Как Варрон, отвергнув все различия, которые представляют собой не секты, а вопросы, пришел к трем определениям высочайшего блага, из которых однакоже слледует выбрать одно
И относительно упомянутых выше трех родов жизни, – одного не бездеятельного в строгом смысле (слова), а посвященного созерцанию или изысканию истины; другого деятельного, посвященного ведению дел человеческих; и третьего, образованного из того и другого родов, – и относительно этого, когда ставится вопрос, что из этого предпочтительней, спора о конце блага не бывает, а все сводится к тому, что из этих трех затрудняет или облегчает достижение конца блага. Ибо конец блага, коль скоро кто-либо достигает его, сразу же делает человека блаженным. В ученом же досуге, равно как и в публичной деятельности или в чередовании того и другой, никто сразу не становится блаженным. Многие могут вести тот или другой из указанных трех родов жизни и в то же время заблуждаться в стремлении к конечному благу, делающему человека блаженным.

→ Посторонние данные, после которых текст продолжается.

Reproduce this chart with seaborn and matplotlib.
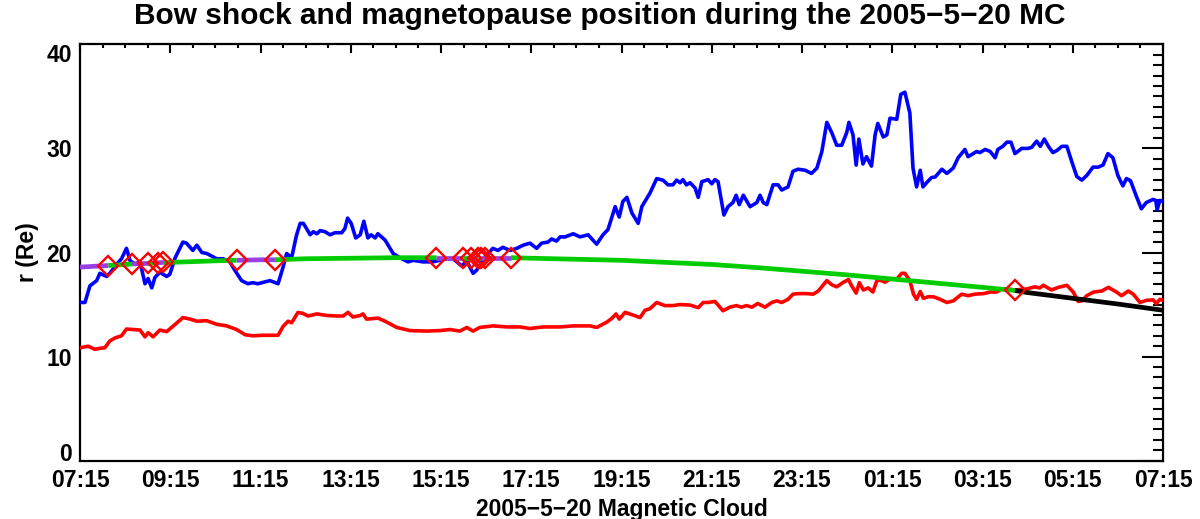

Итак, одно дело вопрос о конце благ и конце зол, дающий начало отдельным философским сектам, и совсем другое – вопросы об общественной жизни, о сомнении академиков, об одежде и образе жизни киников, о трех родах жизни – созерцательном, деятельном и образованном из того и другого; ни в одном из этих последних не идет речь о конце благ и зол. А так как Марк Варрон путем прибавления этих четырех различий, т. е. заимствованных из общественной жизни, от новых академиков, от киников и от указанных трех родов жизни, довел число сект до двухсот восьмидесяти восьми, то (хотя подобным же образом можно было бы прибавить к ним и еще какие-либо другие), устранив их все, как не относящиеся к вопросу об искомом высочайшем благе и потому не представляющие из себя сект и не могущие носить названия последних, Варрон возвращается к тем двенадцати, которые ставят вопрос о том, что такое благо человека, с достижением которого он делается блаженным, чтобы из числа их указать одну истинную, а прочие отнести к ложным.